▶ Request:
Pictures stay out of the copy. Please reproduce only the lines between the one holding "Clone this chart in matplotlib." and the one holding "from matplotlib.lines import Line2D", inclusive.

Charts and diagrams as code
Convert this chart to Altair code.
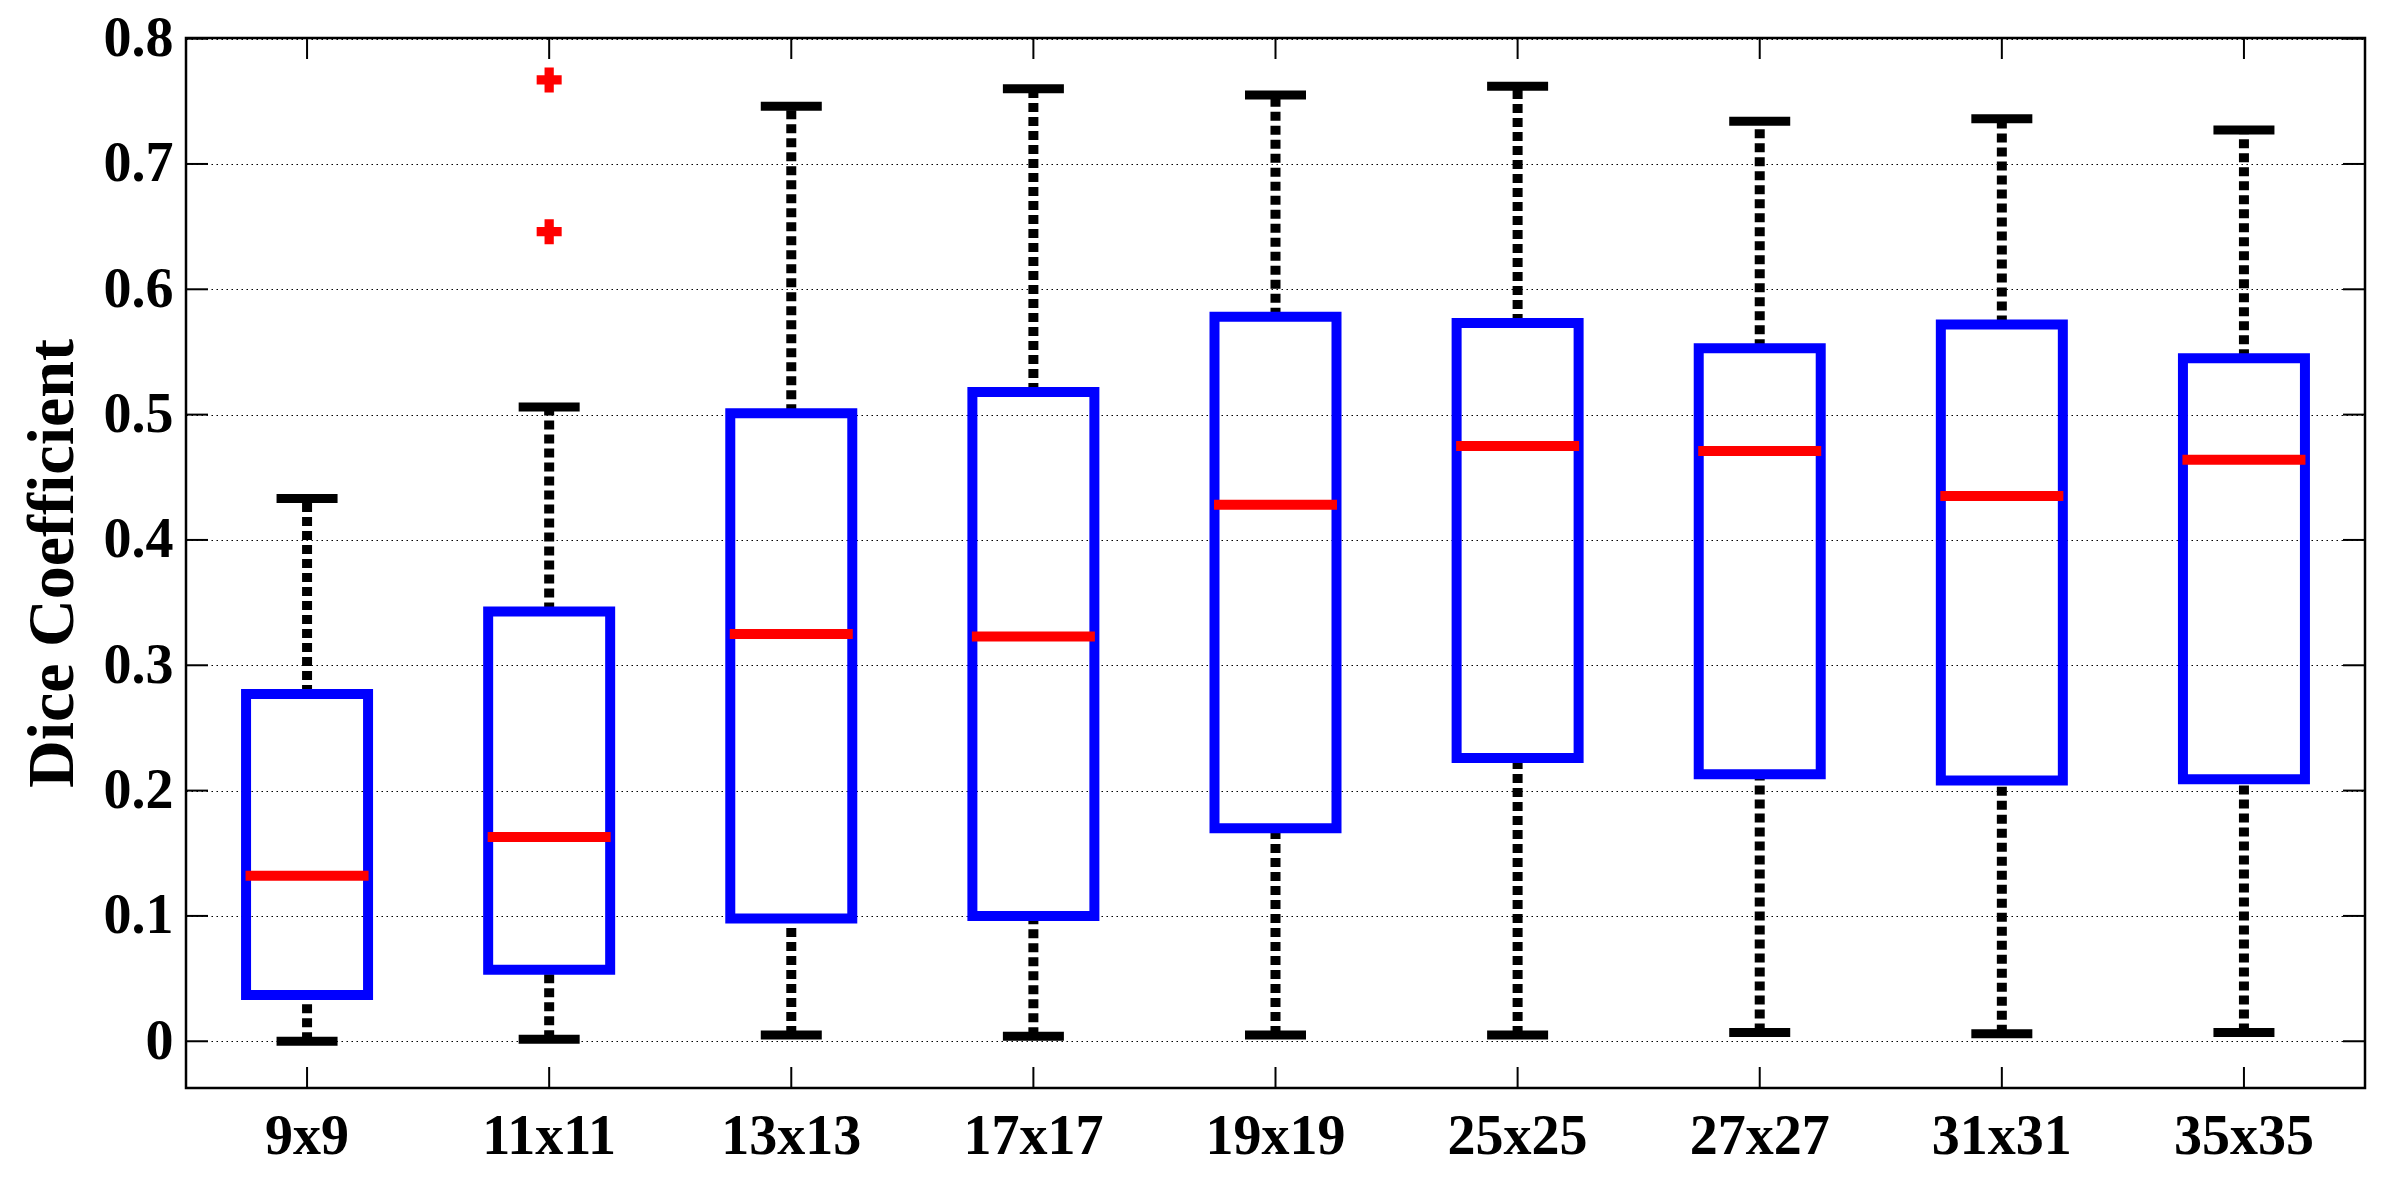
import altair as alt
import pandas as pd

categories = ["9x9", "11x11", "13x13", "17x17", "19x19", "25x25", "27x27", "31x31", "35x35"]
whisker_low = [0.000, 0.0015, 0.005, 0.004, 0.005, 0.005, 0.007, 0.006, 0.007]
q1 = [0.037, 0.057, 0.098, 0.100, 0.170, 0.226, 0.213, 0.208, 0.209]
median = [0.132, 0.163, 0.325, 0.323, 0.428, 0.475, 0.471, 0.435, 0.464]
q3 = [0.277, 0.343, 0.501, 0.518, 0.578, 0.573, 0.553, 0.572, 0.545]
whisker_high = [0.433, 0.506, 0.746, 0.760, 0.755, 0.762, 0.734, 0.736, 0.727]
outlier_cat = ["11x11", "11x11"]
outlier_val = [0.767, 0.646]
y_ticks = [0, 0.1, 0.2, 0.3, 0.4, 0.5, 0.6, 0.7, 0.8]

W, H = 2179, 1050
FONT = "Liberation Serif"

df = pd.DataFrame({"cat": categories, "low": whisker_low, "q1": q1,
                   "med": median, "q3": q3, "high": whisker_high})
out_df = pd.DataFrame({"cat": outlier_cat, "v": outlier_val})
yt_df = pd.DataFrame({"v": y_ticks})
xt_df = pd.DataFrame({"cat": categories})

xscale = alt.Scale(domain=categories, paddingInner=0, paddingOuter=0)
yscale = alt.Scale(domain=[-0.0373, 0.8005], nice=False, zero=False)

x_axis = alt.Axis(title=None, labelAngle=0, labelFont=FONT, labelFontSize=56,
                  labelFontWeight="bold", labelColor="black", labelBaseline="top",
                  labelPadding=21, ticks=False, domain=False, grid=False)
y_axis = alt.Axis(title="Dice Coefficient", values=y_ticks, format="~g",
                  labelFont=FONT, labelFontSize=56, labelFontWeight="bold",
                  labelColor="black", labelPadding=13, ticks=False, domain=False,
                  grid=True, gridColor="black", gridDash=[1.5, 3.5], gridWidth=1.2,
                  titleFont=FONT, titleFontSize=66, titleFontWeight="bold",
                  titleColor="black", titleAngle=270, titleAlign="center",
                  titleBaseline="alphabetic", titleX=-114, titleY=H / 2)


def X():
    return alt.X("cat:N", sort=categories, scale=xscale, axis=x_axis)


def Y(field):
    return alt.Y(field, scale=yscale, axis=y_axis)


whisk_up = alt.Chart(df).mark_rule(color="black", strokeWidth=10, strokeDash=[9, 5]).encode(
    x=X(), y=Y("q3:Q"), y2="high:Q")
whisk_lo = alt.Chart(df).mark_rule(color="black", strokeWidth=10, strokeDash=[9, 5]).encode(
    x=X(), y=Y("low:Q"), y2="q1:Q")
box = alt.Chart(df).mark_bar(size=122, fill="white", fillOpacity=0, stroke="#0000FF",
                             strokeWidth=10).encode(
    x=X(), y=Y("q1:Q"), y2="q3:Q")
cap_hi = alt.Chart(df).mark_tick(size=61, thickness=9, color="black", opacity=1).encode(
    x=X(), y=Y("high:Q"))
cap_lo = alt.Chart(df).mark_tick(size=61, thickness=9, color="black", opacity=1).encode(
    x=X(), y=Y("low:Q"))
med = alt.Chart(df).mark_tick(size=123, thickness=10, color="#FF0000", opacity=1).encode(
    x=X(), y=Y("med:Q"))

plus_path = "M-1,-0.37H-0.37V-1H0.37V-0.37H1V0.37H0.37V1H-0.37V0.37H-1Z"
outl = alt.Chart(out_df).mark_point(shape=plus_path, size=625, filled=True, color="#FF0000",
                                    opacity=1, strokeWidth=0).encode(
    x=X(), y=Y("v:Q"))

tick_l = alt.Chart(yt_df).mark_rule(color="black", strokeWidth=2).encode(
    y=Y("v:Q"), x=alt.value(0), x2=alt.value(22))
tick_r = alt.Chart(yt_df).mark_rule(color="black", strokeWidth=2).encode(
    y=Y("v:Q"), x=alt.value(W - 22), x2=alt.value(W))
tick_b = alt.Chart(xt_df).mark_rule(color="black", strokeWidth=2).encode(
    x=X(), y=alt.value(H - 21), y2=alt.value(H))
tick_t = alt.Chart(xt_df).mark_rule(color="black", strokeWidth=2).encode(
    x=X(), y=alt.value(0), y2=alt.value(21))

chart = alt.layer(
    whisk_up, whisk_lo, box, cap_hi, cap_lo, med, outl, tick_l, tick_r, tick_b, tick_t
).properties(
    width=W, height=H,
    autosize=alt.AutoSizeParams(type="none"),
    padding={"left": 178, "top": 30, "right": 10, "bottom": 80},
    background="white",
).configure_view(stroke="black", strokeWidth=2.5)

chart.save("out.html", embed_options={"renderer": "svg", "actions": False})
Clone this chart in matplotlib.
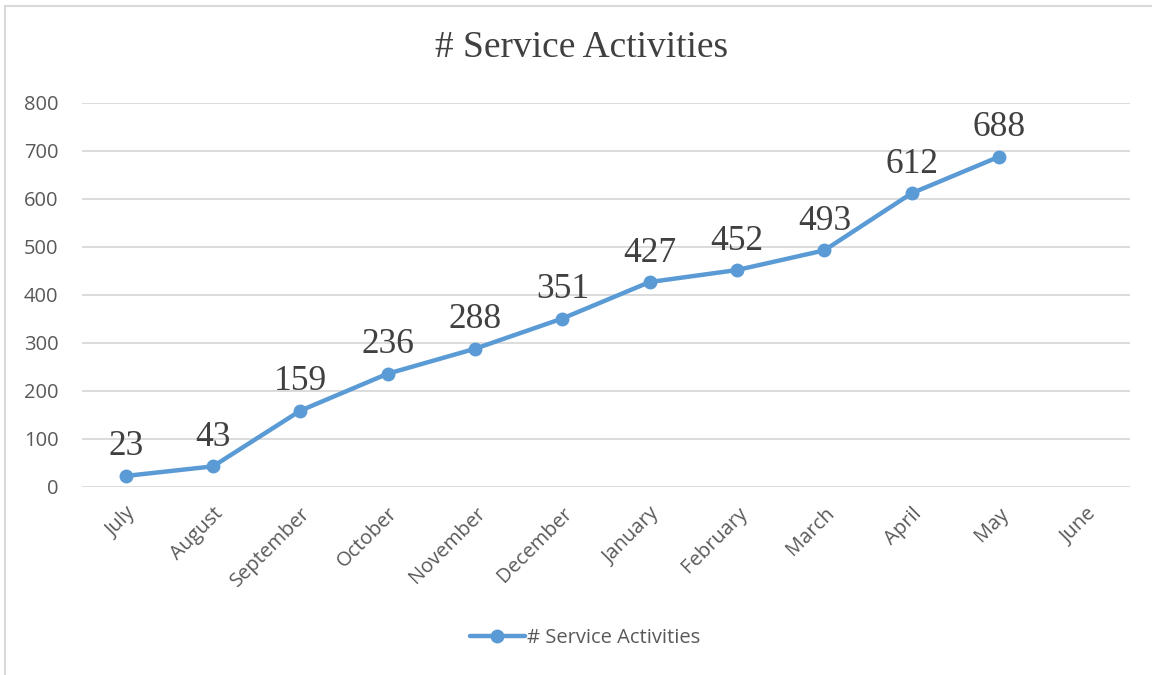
import matplotlib
matplotlib.use("Agg")
import matplotlib.pyplot as plt
from matplotlib.lines import Line2D

months = ["July", "August", "September", "October", "November", "December",
          "January", "February", "March", "April", "May", "June"]
activities = [23, 43, 159, 236, 288, 351, 427, 452, 493, 612, 688]
y_ticks = [0, 100, 200, 300, 400, 500, 600, 700, 800]

LINE_COLOR = "#5B9BD5"
TEXT_COLOR = "#595959"
GRID_COLOR = "#D9D9D9"
SERIF = ["Liberation Serif", "DejaVu Serif"]
SANS = ["Open Sans", "DejaVu Sans"]
SANS_SIZE = 14.5

W, H = 1152, 675
fig = plt.figure(figsize=(W / 100, H / 100), dpi=100)
ax = fig.add_axes([82 / W, 1 - 487 / H, 1048 / W, 384 / H])

x = list(range(len(activities)))
ax.plot(x, activities, color=LINE_COLOR, lw=3.2, marker="o", ms=9,
        solid_capstyle="round", label="# Service Activities", zorder=3)

for xi, v in zip(x, activities):
    ax.annotate(str(v), (xi, v), xytext=(0, 9), textcoords="offset points",
                ha="center", va="bottom", fontsize=25.5, color="#404040",
                family=SERIF)

ax.set_xlim(-0.5, len(months) - 0.5)
ax.set_ylim(0, 800)
ax.set_yticks(y_ticks)
ax.set_xticks(range(len(months)))
ax.set_xticklabels(months, rotation=45, ha="right", rotation_mode="anchor",
                   family=SANS, fontsize=SANS_SIZE, color=TEXT_COLOR)
for lbl in ax.get_yticklabels():
    lbl.set_family(SANS)
    lbl.set_fontsize(SANS_SIZE)
    lbl.set_color(TEXT_COLOR)
ax.tick_params(axis="both", length=0)
ax.tick_params(axis="y", pad=17)
ax.tick_params(axis="x", pad=12)
ax.grid(axis="y", color=GRID_COLOR, lw=1.3)
ax.set_axisbelow(True)
for s in ax.spines.values():
    s.set_visible(False)

fig.text(582 / W, 1 - 48 / H, "# Service Activities", ha="center",
         va="center", fontsize=27, color="#404040", family=SERIF)

leg = fig.legend(handles=[Line2D([], [], color=LINE_COLOR, lw=3.2, marker="o",
                                 ms=9, solid_capstyle="round")],
                 labels=["# Service Activities"], loc="center",
                 bbox_to_anchor=(585 / W, 1 - 638 / H), frameon=False,
                 handlelength=2.7, handletextpad=0.1,
                 prop={"family": SANS, "size": SANS_SIZE})
for t in leg.get_texts():
    t.set_color(TEXT_COLOR)

# outer chart border (left and top edges visible in the crop)
fig.add_artist(Line2D([5 / W, 5 / W], [0, 1 - 6 / H], color=GRID_COLOR,
                      lw=1.5, transform=fig.transFigure))
fig.add_artist(Line2D([5 / W, 1], [1 - 6 / H, 1 - 6 / H], color=GRID_COLOR,
                      lw=1.5, transform=fig.transFigure))

fig.savefig("out.png", dpi=100)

▶ Result:
Clone this chart in matplotlib.
import matplotlib
matplotlib.use("Agg")
import matplotlib.pyplot as plt
from matplotlib.lines import Line2D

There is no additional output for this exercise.